:: Dataset rows ::

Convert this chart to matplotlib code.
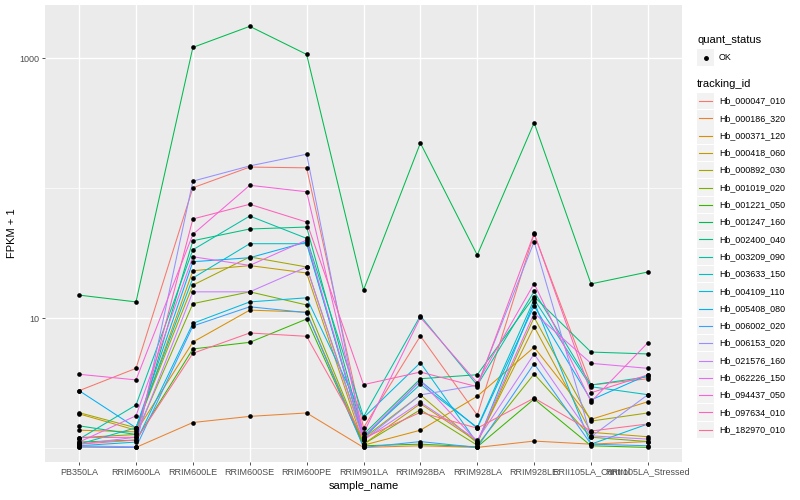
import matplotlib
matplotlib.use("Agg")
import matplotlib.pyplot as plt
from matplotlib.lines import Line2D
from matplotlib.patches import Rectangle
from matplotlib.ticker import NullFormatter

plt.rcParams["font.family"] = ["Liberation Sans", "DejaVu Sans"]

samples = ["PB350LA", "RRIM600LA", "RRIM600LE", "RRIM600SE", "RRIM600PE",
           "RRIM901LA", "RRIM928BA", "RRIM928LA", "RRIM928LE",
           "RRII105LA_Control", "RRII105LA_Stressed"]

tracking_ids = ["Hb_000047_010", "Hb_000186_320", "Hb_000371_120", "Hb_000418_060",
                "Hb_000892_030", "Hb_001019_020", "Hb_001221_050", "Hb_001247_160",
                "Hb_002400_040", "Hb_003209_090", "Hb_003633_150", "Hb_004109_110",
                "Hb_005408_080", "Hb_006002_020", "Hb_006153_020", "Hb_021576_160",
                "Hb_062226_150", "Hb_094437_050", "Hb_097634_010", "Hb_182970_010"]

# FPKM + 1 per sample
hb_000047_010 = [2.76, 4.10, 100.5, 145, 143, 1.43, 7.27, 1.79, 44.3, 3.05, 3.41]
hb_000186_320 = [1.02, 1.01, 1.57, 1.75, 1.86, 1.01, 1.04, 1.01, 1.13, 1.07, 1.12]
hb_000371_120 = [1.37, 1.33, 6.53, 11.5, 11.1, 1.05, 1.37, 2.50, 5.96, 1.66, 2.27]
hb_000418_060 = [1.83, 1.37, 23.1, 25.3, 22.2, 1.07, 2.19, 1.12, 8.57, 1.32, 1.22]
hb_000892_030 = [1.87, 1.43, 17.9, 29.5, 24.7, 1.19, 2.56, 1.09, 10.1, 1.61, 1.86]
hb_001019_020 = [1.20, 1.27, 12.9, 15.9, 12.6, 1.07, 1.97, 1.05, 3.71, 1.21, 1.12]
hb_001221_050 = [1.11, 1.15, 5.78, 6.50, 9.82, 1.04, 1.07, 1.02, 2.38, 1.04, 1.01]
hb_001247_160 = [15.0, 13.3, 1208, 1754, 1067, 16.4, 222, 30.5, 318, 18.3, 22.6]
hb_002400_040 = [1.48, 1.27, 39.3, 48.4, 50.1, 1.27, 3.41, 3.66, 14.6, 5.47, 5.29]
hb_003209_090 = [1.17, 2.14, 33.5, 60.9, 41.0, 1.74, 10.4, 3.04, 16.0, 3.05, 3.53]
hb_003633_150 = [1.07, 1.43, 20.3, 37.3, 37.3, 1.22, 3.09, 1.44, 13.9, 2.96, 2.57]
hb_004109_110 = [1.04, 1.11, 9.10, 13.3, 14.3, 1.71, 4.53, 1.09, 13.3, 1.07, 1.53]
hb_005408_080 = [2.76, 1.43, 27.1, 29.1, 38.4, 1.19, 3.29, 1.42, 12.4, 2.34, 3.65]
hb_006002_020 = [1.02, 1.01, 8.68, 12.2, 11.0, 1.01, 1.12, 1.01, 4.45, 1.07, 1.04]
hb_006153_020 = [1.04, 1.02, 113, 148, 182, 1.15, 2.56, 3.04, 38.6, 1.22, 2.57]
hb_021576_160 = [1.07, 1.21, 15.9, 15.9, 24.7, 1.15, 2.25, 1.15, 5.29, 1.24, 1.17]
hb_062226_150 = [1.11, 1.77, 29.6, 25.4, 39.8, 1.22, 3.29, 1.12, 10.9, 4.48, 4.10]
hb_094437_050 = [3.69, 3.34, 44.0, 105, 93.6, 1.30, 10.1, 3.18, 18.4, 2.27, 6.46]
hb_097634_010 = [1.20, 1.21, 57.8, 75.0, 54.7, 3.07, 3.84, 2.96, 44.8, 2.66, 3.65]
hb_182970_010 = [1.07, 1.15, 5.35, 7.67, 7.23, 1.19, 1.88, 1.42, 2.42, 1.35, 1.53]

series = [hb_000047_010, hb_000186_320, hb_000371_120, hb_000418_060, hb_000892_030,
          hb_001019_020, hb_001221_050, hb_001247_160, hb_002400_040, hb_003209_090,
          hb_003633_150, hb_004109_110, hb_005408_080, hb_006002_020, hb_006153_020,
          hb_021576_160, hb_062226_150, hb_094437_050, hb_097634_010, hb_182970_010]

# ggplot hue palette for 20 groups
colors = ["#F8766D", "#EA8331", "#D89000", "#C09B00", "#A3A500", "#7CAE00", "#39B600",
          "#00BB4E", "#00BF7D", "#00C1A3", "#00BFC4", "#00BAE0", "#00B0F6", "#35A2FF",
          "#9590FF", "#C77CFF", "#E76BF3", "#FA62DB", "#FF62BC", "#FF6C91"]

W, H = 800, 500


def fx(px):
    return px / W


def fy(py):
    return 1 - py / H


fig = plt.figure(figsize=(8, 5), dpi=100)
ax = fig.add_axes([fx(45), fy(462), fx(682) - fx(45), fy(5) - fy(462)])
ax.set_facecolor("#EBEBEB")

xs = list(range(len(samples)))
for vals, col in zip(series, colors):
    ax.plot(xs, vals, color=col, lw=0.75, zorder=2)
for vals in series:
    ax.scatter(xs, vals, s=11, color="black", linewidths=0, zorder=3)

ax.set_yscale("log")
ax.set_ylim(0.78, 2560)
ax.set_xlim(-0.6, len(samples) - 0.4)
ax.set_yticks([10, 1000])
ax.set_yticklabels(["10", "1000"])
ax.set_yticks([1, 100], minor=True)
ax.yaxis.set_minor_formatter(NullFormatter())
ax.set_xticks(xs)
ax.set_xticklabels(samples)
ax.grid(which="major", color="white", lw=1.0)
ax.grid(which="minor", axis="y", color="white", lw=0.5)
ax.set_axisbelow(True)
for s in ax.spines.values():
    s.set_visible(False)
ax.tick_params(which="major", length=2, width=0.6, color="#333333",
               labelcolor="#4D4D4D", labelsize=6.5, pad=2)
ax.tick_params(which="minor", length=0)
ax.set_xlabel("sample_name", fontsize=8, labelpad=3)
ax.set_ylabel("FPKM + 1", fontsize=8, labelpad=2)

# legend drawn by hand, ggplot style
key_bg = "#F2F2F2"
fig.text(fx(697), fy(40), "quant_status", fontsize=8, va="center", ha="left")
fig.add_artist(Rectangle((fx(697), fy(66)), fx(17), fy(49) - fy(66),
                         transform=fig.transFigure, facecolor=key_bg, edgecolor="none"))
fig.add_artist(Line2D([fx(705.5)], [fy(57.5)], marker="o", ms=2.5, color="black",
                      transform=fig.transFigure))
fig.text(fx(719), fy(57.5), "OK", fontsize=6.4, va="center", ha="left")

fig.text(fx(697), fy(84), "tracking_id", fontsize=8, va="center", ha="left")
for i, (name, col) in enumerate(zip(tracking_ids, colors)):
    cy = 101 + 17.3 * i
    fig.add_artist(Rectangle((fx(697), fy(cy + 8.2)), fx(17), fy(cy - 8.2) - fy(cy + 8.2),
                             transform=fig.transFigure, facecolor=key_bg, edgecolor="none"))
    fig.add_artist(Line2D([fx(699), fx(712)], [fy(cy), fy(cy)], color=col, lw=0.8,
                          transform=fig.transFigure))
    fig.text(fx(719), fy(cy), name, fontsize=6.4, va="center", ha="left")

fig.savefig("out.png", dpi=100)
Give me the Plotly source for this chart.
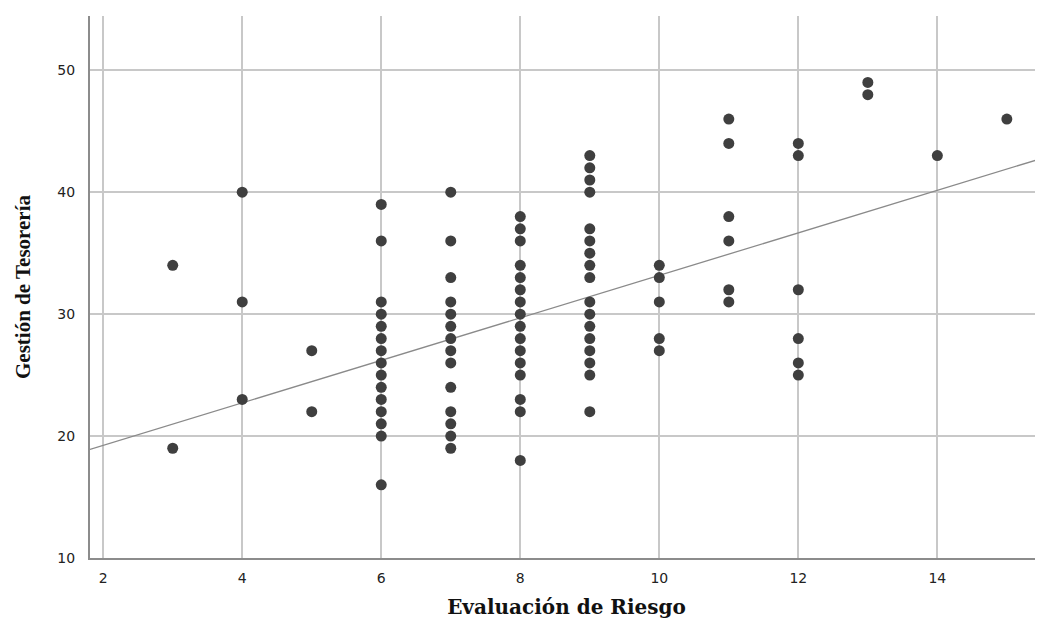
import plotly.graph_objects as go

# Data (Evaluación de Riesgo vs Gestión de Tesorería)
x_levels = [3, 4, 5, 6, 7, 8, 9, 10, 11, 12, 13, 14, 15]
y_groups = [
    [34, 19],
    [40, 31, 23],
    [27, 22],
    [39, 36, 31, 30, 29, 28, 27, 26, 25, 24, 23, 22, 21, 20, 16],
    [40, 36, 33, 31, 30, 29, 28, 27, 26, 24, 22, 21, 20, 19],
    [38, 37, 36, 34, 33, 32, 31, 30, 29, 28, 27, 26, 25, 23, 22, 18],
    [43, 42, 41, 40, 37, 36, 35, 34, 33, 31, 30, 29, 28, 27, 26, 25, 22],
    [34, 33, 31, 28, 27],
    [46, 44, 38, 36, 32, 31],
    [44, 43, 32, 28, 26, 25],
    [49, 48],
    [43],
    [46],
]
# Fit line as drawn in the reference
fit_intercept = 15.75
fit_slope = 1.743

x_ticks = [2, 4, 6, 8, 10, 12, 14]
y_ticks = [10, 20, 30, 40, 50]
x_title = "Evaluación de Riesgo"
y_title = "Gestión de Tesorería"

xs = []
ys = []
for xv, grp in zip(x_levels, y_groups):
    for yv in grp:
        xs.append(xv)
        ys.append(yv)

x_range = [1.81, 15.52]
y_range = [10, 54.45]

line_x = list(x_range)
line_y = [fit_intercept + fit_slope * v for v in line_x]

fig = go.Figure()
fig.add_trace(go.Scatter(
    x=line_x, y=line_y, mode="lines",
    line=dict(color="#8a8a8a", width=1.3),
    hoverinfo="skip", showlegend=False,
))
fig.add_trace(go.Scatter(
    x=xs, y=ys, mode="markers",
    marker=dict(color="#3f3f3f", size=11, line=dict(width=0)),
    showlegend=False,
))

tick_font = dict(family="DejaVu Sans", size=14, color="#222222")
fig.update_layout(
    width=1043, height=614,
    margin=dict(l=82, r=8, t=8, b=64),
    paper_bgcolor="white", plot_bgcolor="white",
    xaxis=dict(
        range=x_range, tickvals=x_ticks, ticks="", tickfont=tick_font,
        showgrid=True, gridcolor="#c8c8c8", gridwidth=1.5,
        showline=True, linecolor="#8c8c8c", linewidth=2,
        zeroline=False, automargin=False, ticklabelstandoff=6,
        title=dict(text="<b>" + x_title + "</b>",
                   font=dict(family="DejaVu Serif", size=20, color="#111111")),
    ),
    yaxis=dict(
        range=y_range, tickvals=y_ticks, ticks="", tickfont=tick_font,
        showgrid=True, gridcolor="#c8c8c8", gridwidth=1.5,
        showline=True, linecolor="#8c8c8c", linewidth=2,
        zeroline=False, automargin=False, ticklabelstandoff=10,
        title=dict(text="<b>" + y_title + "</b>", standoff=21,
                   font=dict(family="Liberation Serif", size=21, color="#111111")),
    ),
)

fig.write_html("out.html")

:::

### Problem requirements:
Write out an exact copy of the listing, first line through the line containing "from matplotlib.ticker import NullFormatter", with the pictures left out.

### Exercise solution:
Convert this chart to matplotlib code.
import matplotlib
matplotlib.use("Agg")
import matplotlib.pyplot as plt
from matplotlib.lines import Line2D
from matplotlib.patches import Rectangle
from matplotlib.ticker import NullFormatter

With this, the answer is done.